Trigger Words and Caption Strategy
The trigger word is a unique token prepended to every caption. The LoRA learns to associate it with your subject.
Choose something specific and uncommon. my_char_v1 works better than character. tide_style_lora works better than style. Generic words already exist in the base model's training data, so your LoRA competes with existing associations instead of building a clean new one.
A caption file looks like this:
my_char_v1, 1girl, brown hair, blue eyes, school uniform, smile, standing, outdoors, sunlight
Trigger word first, then descriptive tags.
What to tag: Everything you want the LoRA to control, like hair color, eye color, outfit, expression, body type.
What to skip: Specific backgrounds, generic lighting, camera angles. The less you tag these, the more flexible the LoRA in different contexts.
The Danbooru tag wiki is the reference for tag conventions.

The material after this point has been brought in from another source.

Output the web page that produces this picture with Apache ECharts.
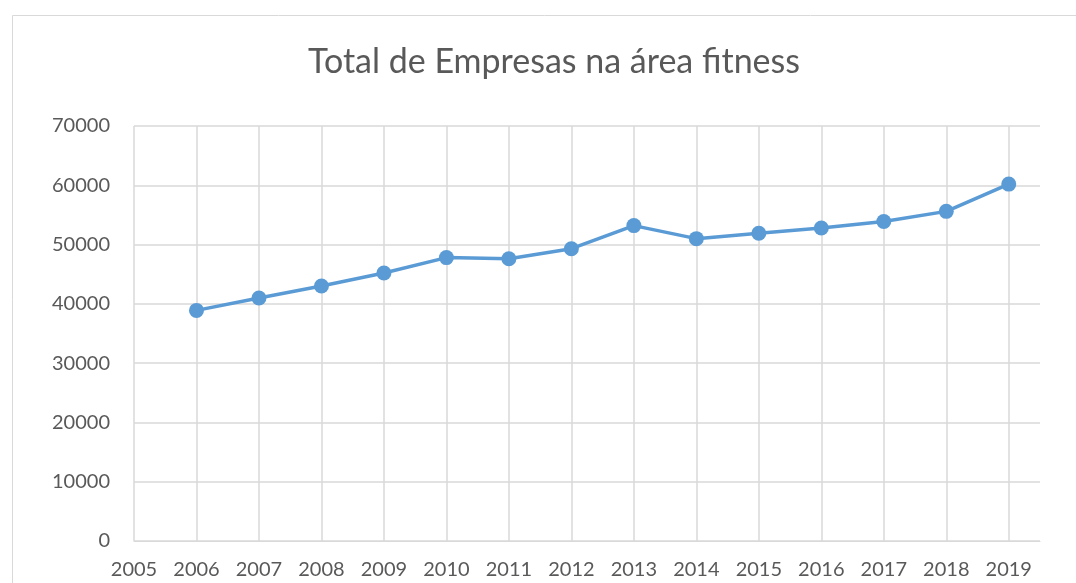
<!DOCTYPE html>
<html><head><meta charset="utf-8">
<script src="https://cdn.jsdelivr.net/npm/echarts@6/dist/echarts.min.js"></script>
<style>html,body{margin:0;padding:0;background:#fff}#c{width:1076px;height:583px}</style>
</head><body><div id="c"></div>
<script>
const title = 'Total de Empresas na área fitness';
const years = [2006, 2007, 2008, 2009, 2010, 2011, 2012, 2013, 2014, 2015, 2016, 2017, 2018, 2019];
const empresas = [38900, 41000, 43000, 45200, 47800, 47600, 49300, 53200, 51000, 51900, 52800, 53900, 55600, 60200];
const yTicks = [0, 10000, 20000, 30000, 40000, 50000, 60000, 70000];

const FONT = 'Lato, "Open Sans", sans-serif';
const chart = echarts.init(document.getElementById('c'));
chart.setOption({
  animation: false,
  backgroundColor: '#fff',
  graphic: [{
    type: 'rect', left: 10, top: 13, shape: { width: 1064, height: 580 },
    style: { fill: 'none', stroke: '#d9d9d9', lineWidth: 1 }, silent: true
  }],
  title: {
    text: title, left: 549, textAlign: 'center', top: 40,
    textStyle: { fontFamily: FONT, fontSize: 34, fontWeight: 'normal', color: '#595959' }
  },
  grid: { left: 134, right: 36, top: 126, bottom: 42, containLabel: false },
  xAxis: {
    type: 'value', min: 2005, max: 2019.5, interval: 1,
    axisLine: { show: true, lineStyle: { color: '#d9d9d9' } },
    axisTick: { show: false },
    axisLabel: {
      fontFamily: FONT, fontSize: 20, color: '#595959', margin: 19,
      showMaxLabel: false,
      formatter: v => Number.isInteger(v) ? String(v) : ''
    },
    splitLine: { show: true, showMaxLine: false, lineStyle: { color: '#d9d9d9', width: 1.5 } }
  },
  yAxis: {
    type: 'value', min: yTicks[0], max: yTicks[yTicks.length - 1], interval: 10000,
    axisLine: { show: false }, axisTick: { show: false },
    axisLabel: { fontFamily: FONT, fontSize: 20, color: '#595959', margin: 24, formatter: v => String(v) },
    splitLine: { show: true, lineStyle: { color: '#d9d9d9', width: 1.5 } }
  },
  series: [{
    type: 'line',
    data: years.map((y, i) => [y, empresas[i]]),
    lineStyle: { color: '#5B9BD5', width: 3.5 },
    itemStyle: { color: '#5B9BD5' },
    symbol: 'circle', symbolSize: 15
  }]
});
</script></body></html>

If you want a fast way to generate a starting set of tags, the free browser tagger I built runs WD14 inference without any local setup.
Common Mistakes That Ruin Results
Training on too-similar images. Ten images that are slightly cropped versions of the same source will produce a LoRA that only generates that one pose. Variety is not optional.
Inconsistent tagging. If some images tag the hair color and some do not, the model receives inconsistent signals. Decide which attributes you are tagging and apply them to every image.
Over-tagging backgrounds. If every caption includes the specific background scene, the model associates your trigger word with that background. Tag backgrounds only if they are part of what you want the LoRA to produce.
Training too long. More epochs is not better. Most character LoRAs reach a good result between 1,500 and 3,000 steps for SD 1.5. Beyond that, the LoRA overfits and loses generalizability.
Skipping weight testing. After training, test the LoRA at a few different weights (0.6, 0.8, 1.0) before deciding the run is complete. The optimal weight is almost never 1.0.
Starting Point Recap
- Collect 15-30 images for character, 50-100 for style
- Crop and resize to target resolution for your base model
- Tag each image: unique trigger word + descriptive Danbooru tags
- Organize into the
repeat_count_trigger_wordfolder structure - Train with conservative settings, test at multiple weights
The dataset step is slower than training. That is the right trade-off. A better dataset produces better results regardless of training parameters.